Purtroppo in altri ambienti, soprattutto in quelli pubblici, come negli ospedali italiani, eventuali problemi che non abbiano prodotto conseguenze evidenti vengono in genere taciuti, anche perché sono spesso collegati ad errori umani e quindi c’è sempre qualcuno che teme eventuali conseguenze personali. Così un’importante fonte di informazione viene cancellata fino a che, come nel caso riportato all’inizio di questo articolo, avviene l’inevitabile. Purtroppo qui non servirebbe neanche agire sul solo piano legislativo. Si tratta infatti di un problema culturale e quindi, come tutti i problemi culturali, richiede un cambiamento sostanziale nel modo di pensare e di agire degli addetti ai lavori, cosa che fisiologicamente non potrà avvenire in tempi brevi. Ovviamente tutto sta, come al solito, ad iniziare. Speriamo che questa volta qualcuno lo capisca, almeno a Todi, invece che affannarsi a cercare le solite giustificazioni o a riversare tutta la colpa sull’infermiera di turno che, tra parentesi, ha tentato il suicidio per la disperazione.
Mia moglie lavora in un grosso ospedale, e mi diceva che lì questo tipo di procedure esistono. Nel caso specifico i due prodotti seguono trafile diverse, magazzini, persone, giorni di consegna, procedure di ordinazione: tutto diverso.
Inoltre i flaconi sono facilmente identificabili.
Andrea
Resta quindi da domandarsi come è possibile che un flacone di sorbitolo e uno di formaldeide presso l’ospedale di Todi fossero sostanzialmente identici. Ho visto le foto e la differenza era solo un piccolo teschio nero sull’etichetta di quello contenente il liquido velenoso.
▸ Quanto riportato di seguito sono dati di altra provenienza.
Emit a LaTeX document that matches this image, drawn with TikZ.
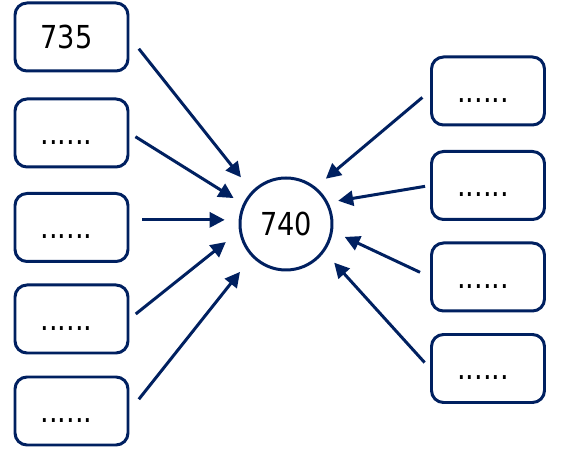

Oppure come è stato possibile introdurre erroneamente nel catetere venoso un sondino per l’alimentazione causando la morte di una paziente presso l’ospedale di Ponte a Niccheri.
O ancora, come ha fatto un paziente a introdurre in una camera iperbarica uno scaldino causando il rogo al Galeazzi in cui morirono 11 persone.
Evidentemente non in tutti gli ospedali si adottano queste misure, soprattutto quelle che studiano le caratteristiche dei vari strumenti in modo che sia fisicamente impossibile usarli nel modo scorretto.